— START Given records —

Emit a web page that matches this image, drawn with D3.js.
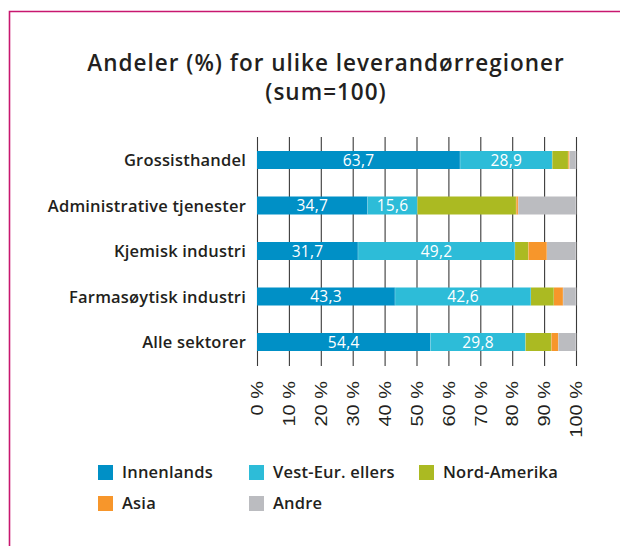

— END Given records —
— START Given records —

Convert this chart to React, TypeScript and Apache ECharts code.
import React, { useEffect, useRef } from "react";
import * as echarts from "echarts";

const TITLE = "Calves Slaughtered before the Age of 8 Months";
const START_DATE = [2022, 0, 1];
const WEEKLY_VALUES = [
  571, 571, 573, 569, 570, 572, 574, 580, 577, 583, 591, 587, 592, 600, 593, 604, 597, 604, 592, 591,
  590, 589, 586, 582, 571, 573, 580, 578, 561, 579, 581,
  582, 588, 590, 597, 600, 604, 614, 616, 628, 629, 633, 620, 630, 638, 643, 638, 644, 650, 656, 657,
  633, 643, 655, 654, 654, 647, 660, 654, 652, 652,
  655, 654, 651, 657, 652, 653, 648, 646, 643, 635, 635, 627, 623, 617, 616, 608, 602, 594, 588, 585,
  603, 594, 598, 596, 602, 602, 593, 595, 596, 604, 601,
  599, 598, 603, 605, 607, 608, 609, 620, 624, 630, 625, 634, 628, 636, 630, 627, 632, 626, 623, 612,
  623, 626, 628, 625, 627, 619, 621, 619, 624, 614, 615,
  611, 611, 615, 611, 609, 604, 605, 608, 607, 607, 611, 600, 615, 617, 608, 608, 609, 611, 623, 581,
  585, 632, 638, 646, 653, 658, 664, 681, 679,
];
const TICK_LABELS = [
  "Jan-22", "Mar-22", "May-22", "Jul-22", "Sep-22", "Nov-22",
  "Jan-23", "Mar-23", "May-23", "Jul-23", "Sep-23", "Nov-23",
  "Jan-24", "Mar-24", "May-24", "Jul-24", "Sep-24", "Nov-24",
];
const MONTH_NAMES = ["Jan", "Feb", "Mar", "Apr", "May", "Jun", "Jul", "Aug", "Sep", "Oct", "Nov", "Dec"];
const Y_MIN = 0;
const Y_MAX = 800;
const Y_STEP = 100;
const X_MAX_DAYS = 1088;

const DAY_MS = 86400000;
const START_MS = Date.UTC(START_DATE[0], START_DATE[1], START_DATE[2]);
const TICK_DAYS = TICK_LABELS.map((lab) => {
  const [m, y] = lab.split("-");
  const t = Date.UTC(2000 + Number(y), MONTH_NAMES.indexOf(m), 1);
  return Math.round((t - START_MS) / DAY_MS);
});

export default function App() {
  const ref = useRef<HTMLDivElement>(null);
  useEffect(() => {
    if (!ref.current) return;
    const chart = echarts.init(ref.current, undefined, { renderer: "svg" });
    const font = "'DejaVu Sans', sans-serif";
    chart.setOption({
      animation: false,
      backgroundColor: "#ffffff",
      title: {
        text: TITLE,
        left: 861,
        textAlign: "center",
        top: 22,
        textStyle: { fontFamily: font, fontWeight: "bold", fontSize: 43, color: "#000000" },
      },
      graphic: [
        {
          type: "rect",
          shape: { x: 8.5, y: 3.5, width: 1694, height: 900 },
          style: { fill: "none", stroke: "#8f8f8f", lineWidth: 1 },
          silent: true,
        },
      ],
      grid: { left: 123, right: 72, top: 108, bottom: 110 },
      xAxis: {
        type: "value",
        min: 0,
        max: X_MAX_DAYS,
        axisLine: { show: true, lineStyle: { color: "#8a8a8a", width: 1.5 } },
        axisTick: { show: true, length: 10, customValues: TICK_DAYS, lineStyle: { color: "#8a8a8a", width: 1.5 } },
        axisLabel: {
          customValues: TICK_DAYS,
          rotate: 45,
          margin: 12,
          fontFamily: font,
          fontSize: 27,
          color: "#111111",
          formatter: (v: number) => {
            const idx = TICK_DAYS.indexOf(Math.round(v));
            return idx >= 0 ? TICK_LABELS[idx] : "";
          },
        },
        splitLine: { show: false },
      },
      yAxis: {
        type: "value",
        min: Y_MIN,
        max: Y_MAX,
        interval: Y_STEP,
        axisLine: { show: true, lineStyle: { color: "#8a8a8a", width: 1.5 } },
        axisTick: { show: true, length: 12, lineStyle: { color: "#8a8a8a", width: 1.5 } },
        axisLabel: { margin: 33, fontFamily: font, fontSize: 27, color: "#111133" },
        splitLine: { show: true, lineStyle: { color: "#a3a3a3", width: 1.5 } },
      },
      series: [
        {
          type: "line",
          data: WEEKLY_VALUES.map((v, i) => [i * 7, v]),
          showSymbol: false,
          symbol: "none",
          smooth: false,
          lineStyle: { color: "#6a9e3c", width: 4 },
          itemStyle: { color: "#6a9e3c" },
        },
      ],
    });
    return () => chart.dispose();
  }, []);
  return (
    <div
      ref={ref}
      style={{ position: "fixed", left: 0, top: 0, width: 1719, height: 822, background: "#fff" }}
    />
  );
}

— END Given records —

| Challenge |
In the listing above, find the line containing "Convert this chart" and the line containing "import * as", then repeat those two lines and everything between them exactly.

| Finished answer |
Convert this chart to React, TypeScript and Apache ECharts code.
import React, { useEffect, useRef } from "react";
import * as echarts from "echarts";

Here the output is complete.